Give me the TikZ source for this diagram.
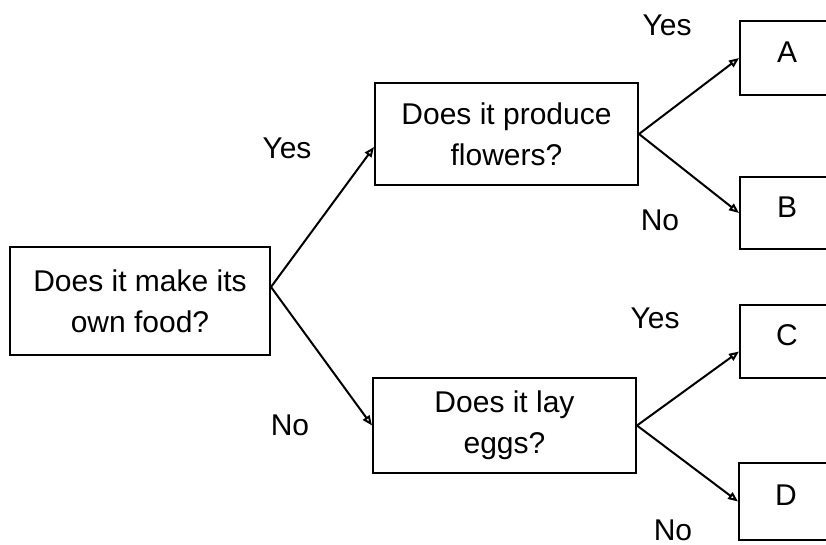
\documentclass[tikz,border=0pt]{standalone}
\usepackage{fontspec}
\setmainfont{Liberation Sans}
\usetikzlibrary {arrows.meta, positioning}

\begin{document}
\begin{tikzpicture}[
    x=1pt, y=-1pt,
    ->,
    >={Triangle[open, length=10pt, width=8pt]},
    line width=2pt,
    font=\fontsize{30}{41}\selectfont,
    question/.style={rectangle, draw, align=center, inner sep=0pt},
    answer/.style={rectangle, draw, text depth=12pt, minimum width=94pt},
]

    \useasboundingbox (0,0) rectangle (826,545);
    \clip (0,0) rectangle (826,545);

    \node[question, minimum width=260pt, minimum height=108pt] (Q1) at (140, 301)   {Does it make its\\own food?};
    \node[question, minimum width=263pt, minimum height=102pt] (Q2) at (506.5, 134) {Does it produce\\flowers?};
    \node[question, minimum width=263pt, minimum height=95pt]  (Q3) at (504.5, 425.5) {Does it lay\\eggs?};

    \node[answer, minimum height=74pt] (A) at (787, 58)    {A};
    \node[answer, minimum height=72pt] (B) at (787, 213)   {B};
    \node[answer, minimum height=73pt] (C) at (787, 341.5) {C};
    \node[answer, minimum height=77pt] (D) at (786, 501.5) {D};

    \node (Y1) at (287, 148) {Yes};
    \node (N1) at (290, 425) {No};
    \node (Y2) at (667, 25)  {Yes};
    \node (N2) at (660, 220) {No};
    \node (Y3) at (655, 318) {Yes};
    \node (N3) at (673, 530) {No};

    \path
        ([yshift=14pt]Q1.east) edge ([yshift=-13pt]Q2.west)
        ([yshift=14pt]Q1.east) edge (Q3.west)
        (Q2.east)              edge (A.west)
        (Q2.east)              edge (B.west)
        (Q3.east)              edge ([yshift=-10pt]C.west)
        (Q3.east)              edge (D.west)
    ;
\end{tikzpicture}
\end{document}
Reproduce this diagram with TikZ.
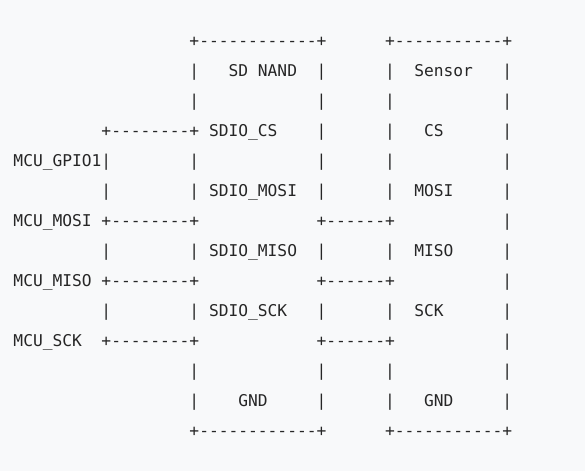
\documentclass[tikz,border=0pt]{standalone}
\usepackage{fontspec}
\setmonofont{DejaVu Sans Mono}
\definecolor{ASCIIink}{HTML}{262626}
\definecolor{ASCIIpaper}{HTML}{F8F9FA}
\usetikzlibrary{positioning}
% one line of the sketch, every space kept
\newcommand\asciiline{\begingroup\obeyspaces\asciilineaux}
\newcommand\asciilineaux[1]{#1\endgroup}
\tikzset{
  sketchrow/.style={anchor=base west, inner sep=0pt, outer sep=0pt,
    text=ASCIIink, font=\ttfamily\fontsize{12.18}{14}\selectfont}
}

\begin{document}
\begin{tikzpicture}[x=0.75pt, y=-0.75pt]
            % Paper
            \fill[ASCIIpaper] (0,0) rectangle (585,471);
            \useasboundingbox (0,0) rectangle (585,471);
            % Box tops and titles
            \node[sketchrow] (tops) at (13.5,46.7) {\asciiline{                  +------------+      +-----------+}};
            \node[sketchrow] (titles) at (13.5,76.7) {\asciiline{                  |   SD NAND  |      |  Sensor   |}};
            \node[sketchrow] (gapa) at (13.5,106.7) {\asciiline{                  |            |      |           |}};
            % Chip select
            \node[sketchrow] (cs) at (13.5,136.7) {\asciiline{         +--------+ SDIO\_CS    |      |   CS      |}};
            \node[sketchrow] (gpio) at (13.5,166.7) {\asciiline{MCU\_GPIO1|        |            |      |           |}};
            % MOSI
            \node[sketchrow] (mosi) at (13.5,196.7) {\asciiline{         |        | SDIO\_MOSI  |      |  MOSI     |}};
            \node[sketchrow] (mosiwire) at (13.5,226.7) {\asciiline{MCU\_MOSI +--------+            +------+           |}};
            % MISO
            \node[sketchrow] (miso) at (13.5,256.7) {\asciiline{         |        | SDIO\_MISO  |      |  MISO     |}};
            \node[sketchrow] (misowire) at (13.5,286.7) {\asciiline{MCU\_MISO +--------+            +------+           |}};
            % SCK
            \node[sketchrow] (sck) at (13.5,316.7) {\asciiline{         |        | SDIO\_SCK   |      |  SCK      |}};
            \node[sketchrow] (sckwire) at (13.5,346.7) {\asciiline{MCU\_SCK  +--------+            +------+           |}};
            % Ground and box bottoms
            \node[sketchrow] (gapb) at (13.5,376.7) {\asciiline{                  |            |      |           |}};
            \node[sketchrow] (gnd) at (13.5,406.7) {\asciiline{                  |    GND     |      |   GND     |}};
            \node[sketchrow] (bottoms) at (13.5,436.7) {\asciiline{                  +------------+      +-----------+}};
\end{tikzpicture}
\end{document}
• • •
_WHAT THE TASK REQUIRES:_ From the data above, gather every line that includes the word "this".

_RESPONSE BELOW:_
Give me the TikZ source for this diagram.
Reproduce this diagram with TikZ.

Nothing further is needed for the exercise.